Read a little analysis about the ongoing Oxford Aviation saga here. It's tough to say where this story is heading, but I suspect all the players are working behind the scenes to make this company's future at Brunswick Naval Air Station a close, and possibly contentious vote. I, for one, would not want to be sitting on the Midcoast Regional Authority's board of trustees.
A snippet from this week's story:

But speculation swirls about Oxford Aviation's ability to get this close to occupying half of Hangar 6.

Much of the theorizing centers on Richardson's political ambitions. The potential gubernatorial candidate could benefit from a ceremonial announcement of new jobs, even if there is no real guarantee that the achievement will last beyond the ribbon-cutting – just as it didn't after Gov. John Baldacci used Oxford Aviation's Sanford Jet Division groundbreaking as a campaign stop just six days before his re-election in 2007.
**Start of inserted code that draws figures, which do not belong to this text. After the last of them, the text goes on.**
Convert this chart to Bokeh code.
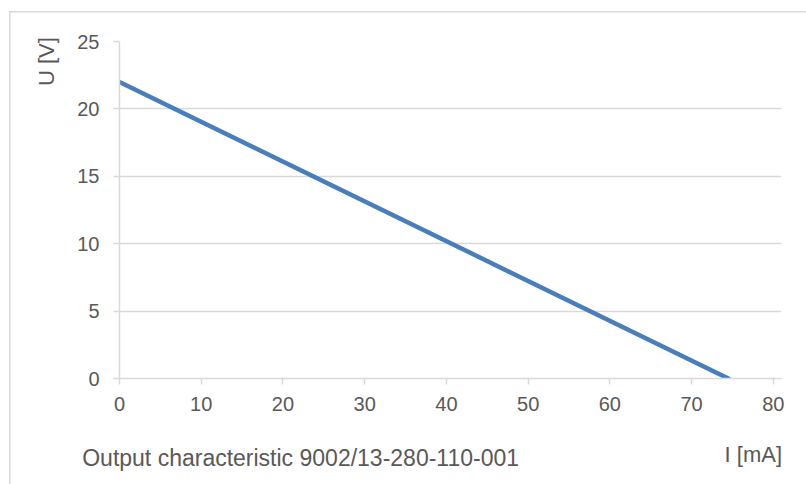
import numpy as np
from bokeh.plotting import figure
from bokeh.models import Label, FixedTicker, Range1d, InlineStyleSheet
from bokeh.embed import file_html
from bokeh.resources import INLINE

# Data
current_mA = [0.0, 74.5]
voltage_V = [22.0, 0.0]
x_ticks = [0, 10, 20, 30, 40, 50, 60, 70, 80]
y_ticks = [0, 5, 10, 15, 20, 25]

FONT = "Liberation Sans"
TXT = "#595959"
GRID = "#d9d9d9"

frame_css = InlineStyleSheet(css=(
    ":host { background:"
    " linear-gradient(#d9d9d9, #d9d9d9) 8.5px 10.5px / 1.5px 100% no-repeat,"
    " linear-gradient(#d9d9d9, #d9d9d9) 8.5px 10.5px / 100% 1.5px no-repeat,"
    " #ffffff; }"
))

p = figure(
    frame_width=662, frame_height=337,
    min_border_left=119, min_border_right=25,
    min_border_top=41, min_border_bottom=106,
    x_range=Range1d(0, 81), y_range=Range1d(0, 25),
    output_backend="svg", toolbar_location=None,
    stylesheets=[frame_css],
)
p.outline_line_color = None
p.background_fill_color = "white"
p.border_fill_color = None

p.xgrid.visible = False
p.ygrid.grid_line_color = GRID
p.ygrid.grid_line_width = 1.5
p.ygrid.ticker = FixedTicker(ticks=y_ticks)

for ax in (p.xaxis[0], p.yaxis[0]):
    ax.axis_line_color = GRID
    ax.axis_line_width = 1.5
    ax.major_tick_line_color = GRID
    ax.major_tick_line_width = 1.5
    ax.major_tick_out = 6
    ax.major_tick_in = 0
    ax.minor_tick_line_color = None
    ax.major_label_text_font = FONT
    ax.major_label_text_font_size = "20px"
    ax.major_label_text_color = TXT

p.xaxis.ticker = FixedTicker(ticks=x_ticks)
p.yaxis.ticker = FixedTicker(ticks=y_ticks)
p.xaxis.major_label_standoff = 12
p.yaxis.major_label_standoff = 14

p.line(current_mA, voltage_V, line_color="#4a7ebb", line_width=4.5, line_cap="round")

p.add_layout(Label(x=81.7, y=457, x_units="canvas", y_units="canvas",
                   text="Output characteristic 9002/13-280-110-001",
                   text_font=FONT, text_font_size="23px", text_color=TXT,
                   text_align="left", text_baseline="alphabetic"), "below")
p.add_layout(Label(x=781.5, y=454, x_units="canvas", y_units="canvas", text="I [mA]",
                   text_font=FONT, text_font_size="22px", text_color=TXT,
                   text_align="right", text_baseline="alphabetic"), "below")
p.add_layout(Label(x=45.5, y=85.5, x_units="canvas", y_units="canvas", text="U [V]",
                   angle=np.pi / 2,
                   text_font=FONT, text_font_size="22px", text_color=TXT,
                   text_align="left", text_baseline="alphabetic"), "left")

open("out.html", "w").write(file_html(p, INLINE))
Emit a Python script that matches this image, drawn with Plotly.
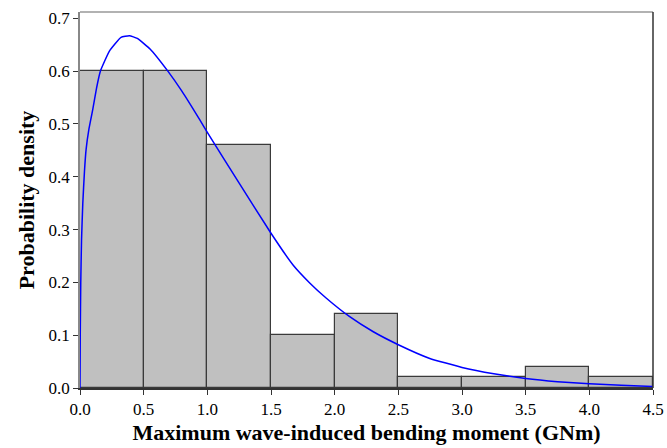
import plotly.graph_objects as go

bin_left = [0.0, 0.5, 1.0, 1.5, 2.0, 2.5, 3.0, 3.5, 4.0]
bin_width = 0.5
density = [0.60, 0.60, 0.46, 0.10, 0.14, 0.02, 0.02, 0.04, 0.02]

curve_x = [0.0, 0.002, 0.006, 0.012, 0.022, 0.035, 0.048, 0.07, 0.10, 0.13, 0.16, 0.231, 0.322, 0.388,
           0.45, 0.55, 0.69, 0.80, 0.94, 1.0, 1.25, 1.5, 1.673, 1.804, 1.935, 2.118, 2.3, 2.5,
           2.747, 3.0, 3.25, 3.5, 3.75, 4.0, 4.25, 4.5]
curve_y = [0.0, 0.10, 0.20, 0.28, 0.35, 0.41, 0.452, 0.49, 0.527, 0.568, 0.600, 0.638, 0.664, 0.667,
           0.662, 0.642, 0.60, 0.562, 0.508, 0.484, 0.388, 0.293, 0.233, 0.199, 0.170, 0.135, 0.107, 0.082,
           0.056, 0.039, 0.027, 0.018, 0.012, 0.008, 0.005, 0.003]

x_ticks = [0.0, 0.5, 1.0, 1.5, 2.0, 2.5, 3.0, 3.5, 4.0, 4.5]
y_ticks = [0.0, 0.1, 0.2, 0.3, 0.4, 0.5, 0.6, 0.7]

centers = [b + bin_width / 2 for b in bin_left]

fig = go.Figure()
fig.add_trace(go.Bar(
    x=centers, y=density, width=[bin_width] * len(density),
    marker=dict(color="#c0c0c0", line=dict(color="#3a3a3a", width=1.2)),
    showlegend=False, hoverinfo="skip",
))
fig.add_trace(go.Scatter(
    x=curve_x, y=curve_y, mode="lines", line=dict(color="#0000ff", width=1.5, shape="spline", smoothing=0.4),
    showlegend=False,
))

font_serif = "Liberation Serif"
fig.update_layout(
    width=667, height=448,
    margin=dict(l=80, r=14, t=12, b=60),
    paper_bgcolor="white", plot_bgcolor="white",
    bargap=0,
    font=dict(family=font_serif, color="#000", size=17),
    xaxis=dict(
        range=[0, 4.5], tickvals=x_ticks, ticktext=[f"{v:.1f}" for v in x_ticks],
        ticks="outside", ticklen=5, tickcolor="#333", showgrid=False, zeroline=False,
        showline=True, linecolor="#333", linewidth=1.5, automargin=False,
        tickfont=dict(family=font_serif, size=17, color="#000"),
        title=dict(text="<b>Maximum wave-induced bending moment (GNm)</b>",
                   font=dict(family=font_serif, size=22, color="#000"), standoff=6),
    ),
    yaxis=dict(
        range=[0, 0.712], tickvals=y_ticks, ticktext=[f"{v:.1f}" for v in y_ticks],
        ticks="outside", ticklen=5, tickcolor="#333", showgrid=False, zeroline=False,
        showline=True, linecolor="#888", linewidth=1.5, automargin=False,
        tickfont=dict(family=font_serif, size=17, color="#000"),
        title=dict(text="<b>Probability density</b>",
                   font=dict(family=font_serif, size=22, color="#000"), standoff=8),
    ),
    shapes=[
        dict(type="line", xref="paper", yref="paper", x0=0, x1=1, y0=1, y1=1,
             line=dict(color="#999", width=1.5)),
        dict(type="line", xref="paper", yref="paper", x0=1, x1=1, y0=0, y1=1,
             line=dict(color="#333", width=1.5)),
    ],
)

fig.write_html("out.html")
Levesque, meanwhile, undoubtedly feels pressure to create jobs and revenue during an economic downturn made worse locally by the impending base shutdown.

Levesque, the former DECD commissioner under Gov. Angus King, has had past dealings with Oxford Aviation and he recently refuted claims that the company was the recipient of corporate welfare. He argued that public-private partnerships – and their inherent receipt of grants and tax incentives – were one of the few ways Maine can compete with other states in economic development.

That assertion is coupled with MRRA's pressing funding needs. Next summer, MRRA hopes to take over airport operations at BNAS, a job Levesque estimates will cost $650,000 annually.